Rising Tide: How the Great Mississippi Flood Changed America
Entretenimiento: 7/10
Información: 9/10
There are several stories here interelated that make an epic mosaic of Mississippian proportions. The interacial relations always on the background of what the high potentates -both from Washington and otherwise- decided to do with the lives of those under their arrogant and jealous rule, blacks and whites, and otherwise too. All classes of Americans are presented here during those fast and furious years of America's coming-of-age. The genious of America, the enterprising, the ambitions and dreams, and the sheer survival skills against all odds. Alas, America untamed.

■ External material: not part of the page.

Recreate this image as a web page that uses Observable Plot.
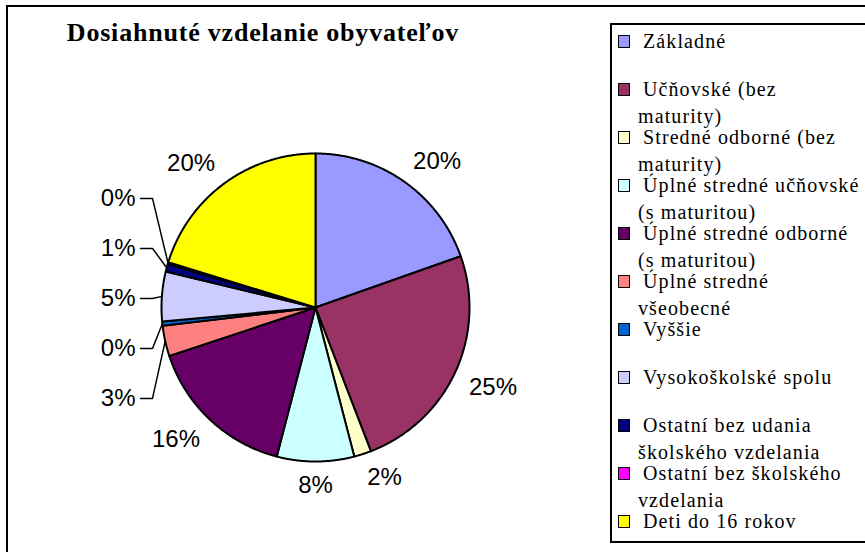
<!DOCTYPE html>
<html>
<head>
<meta charset="utf-8">
<script src="https://cdn.jsdelivr.net/npm/d3@7"></script>
<script src="https://cdn.jsdelivr.net/npm/@observablehq/plot@0.6"></script>
<style>
  html, body { margin: 0; padding: 0; background: #fff; overflow: hidden; }
  #wrap { position: relative; width: 865px; height: 552px; overflow: hidden; background: #fff; }
  #frame { position: absolute; left: 6px; top: 4.5px; width: 1000px; height: 700px; border: 2.5px solid #000; box-sizing: border-box; }
  #chart { position: absolute; left: 0; top: 0; }
  #title { position: absolute; left: 263px; top: 18px; transform: translateX(-50%); white-space: nowrap;
           font-family: "Liberation Serif", "Times New Roman", serif; font-weight: bold; font-size: 26px;
           line-height: 30px; letter-spacing: 0.8px; color: #000; }
  #legend { position: absolute; left: 609.5px; top: 22.7px; width: 500px; height: 520.5px; border: 2.3px solid #000; box-sizing: border-box; }
  .sw { position: absolute; width: 12.5px; height: 12.5px; border: 1.6px solid #000; box-sizing: border-box; }
  .lt { position: absolute; width: 226px; font-family: "Liberation Serif", "Times New Roman", serif; font-size: 20px;
        line-height: 27px; letter-spacing: 1.1px; text-indent: 5px; color: #000; }
</style>
</head>
<body>
<div id="wrap">
  <div id="frame"></div>
  <div id="chart"></div>
  <div id="title"></div>
  <div id="legend"></div>
</div>
<script>
const chartTitle = "Dosiahnuté vzdelanie obyvateľov";
const categories = [
  "Základné",
  "Učňovské (bez maturity)",
  "Stredné odborné (bez maturity)",
  "Úplné stredné učňovské (s maturitou)",
  "Úplné stredné odborné (s maturitou)",
  "Úplné stredné všeobecné",
  "Vyššie",
  "Vysokoškolské spolu",
  "Ostatní bez udania školského vzdelania",
  "Ostatní bez školského vzdelania",
  "Deti do 16 rokov"
];
const shares = [19.6, 24.55, 1.8, 8.1, 15.85, 3.2, 0.45, 5.2, 0.8, 0.2, 20.25];
const colors = ["#9999FF", "#993366", "#FFFFCC", "#CCFFFF", "#660066", "#FF8080", "#0066CC", "#CCCCFF", "#000080", "#FF00FF", "#FFFF00"];

// geometry (layout)
const R = 154, CX = 315, CY = 307;
const total = d3.sum(shares);
const arcs = d3.pie().sort(null).value(d => d)(shares);

// slice polygons in unit coordinates
const sliceRows = [];
arcs.forEach((a, i) => {
  const name = categories[i];
  const n = Math.max(2, Math.ceil((a.endAngle - a.startAngle) / 0.008));
  sliceRows.push({name, x: 0, y: 0});
  for (let k = 0; k <= n; k++) {
    const t = a.startAngle + (a.endAngle - a.startAngle) * k / n;
    sliceRows.push({name, x: Math.sin(t), y: Math.cos(t)});
  }
});

// labels
const pct = v => Math.round(v / total * 100) + "%";
const fs = 24;
const clamp = v => Math.max(-1, Math.min(1, v));
const labels = [];
const leaders = [];
const small = [];
arcs.forEach((a, i) => {
  const mid = (a.startAngle + a.endAngle) / 2;
  const text = pct(shares[i]);
  if (shares[i] / total < 0.06 && mid > Math.PI) {
    small.push({i, mid, text});
  } else {
    const digits = text.length - 1;
    const halfW = fs * (0.556 * digits + 0.889) / 2;
    const halfH = fs * 0.716 / 2;
    const dist = R + 15;
    const px = dist * Math.sin(mid) + halfW * clamp(Math.sin(mid) / 0.3);
    const py = dist * Math.cos(mid) + halfH * clamp(Math.cos(mid) / 0.3);
    labels.push({text, x: px / R, y: py / R, anchor: "middle"});
  }
});
small.sort((p, q) => p.mid - q.mid);
const meanY = d3.mean(small, s => Math.cos(s.mid));
const step = 50 / R;
small.forEach((s, k) => {
  const ly = meanY + (k - (small.length - 1) / 2) * step;
  labels.push({text: s.text, x: (135 - CX) / R, y: ly, anchor: "end"});
  const name = "L" + s.i;
  leaders.push({name, x: (140 - CX) / R, y: ly});
  leaders.push({name, x: (152 - CX) / R, y: ly});
  leaders.push({name, x: Math.sin(s.mid), y: Math.cos(s.mid)});
});

const plot = Plot.plot({
  width: 600,
  height: 552,
  margin: 0,
  style: {background: "transparent", overflow: "visible", fontFamily: "'Liberation Sans', Arial, sans-serif"},
  x: {domain: [-1, 1], range: [CX - R, CX + R], axis: null},
  y: {domain: [-1, 1], range: [CY + R, CY - R], axis: null},
  color: {domain: categories, range: colors},
  marks: [
    Plot.line(sliceRows, {x: "x", y: "y", z: "name", fill: "name", stroke: "#000", strokeWidth: 2, curve: "linear-closed", strokeLinejoin: "round"}),
    Plot.line(leaders, {x: "x", y: "y", z: "name", stroke: "#000", strokeWidth: 1.5, strokeLinejoin: "miter"}),
    Plot.text(labels.filter(d => d.anchor === "middle"), {x: "x", y: "y", text: "text", fontSize: fs, fill: "#000", textAnchor: "middle"}),
    Plot.text(labels.filter(d => d.anchor === "end"), {x: "x", y: "y", text: "text", fontSize: fs, fill: "#000", textAnchor: "end"})
  ]
});
document.getElementById("chart").appendChild(plot);
document.getElementById("title").textContent = chartTitle;

// legend
const color = plot.scale("color");
const wrap = document.getElementById("wrap");
categories.forEach((c, i) => {
  const sw = document.createElement("div");
  sw.className = "sw";
  sw.style.left = "617.5px";
  sw.style.top = (35 + 48 * i) + "px";
  sw.style.background = colors[color.domain.indexOf(c)];
  wrap.appendChild(sw);
  const t = document.createElement("div");
  t.className = "lt";
  t.style.left = "638px";
  t.style.top = (28 + 48 * i) + "px";
  t.textContent = c;
  wrap.appendChild(t);
});
</script>
</body>
</html>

Here are the engineers who competed to tame the Mississippi; here are the rich and poor; the genius and the average; the privileged and the oppressed; all together in a land that reminds one of many biblical passages: Eden and the expulsion therefrom; the Deluge, of course ...and not to forget that 'love of money is the root of evil'. I keep wondering if teenage America could have grown to be a real man, and not the mama's boy it's become for good if the leaders of the country then weren't the up-to-no-good rascals they were, and instead, were worthy of the Adamses, Washingtons, Jeffersons and all those who made the country whose flag we now burn and despise.
Well told; not at all in the sanctimonious tone one would expect; fast paced, right to the point, entertaining all the time. A little too technical, perhaps, when dwelling in the engineering chapters of the levees, but nothing serious.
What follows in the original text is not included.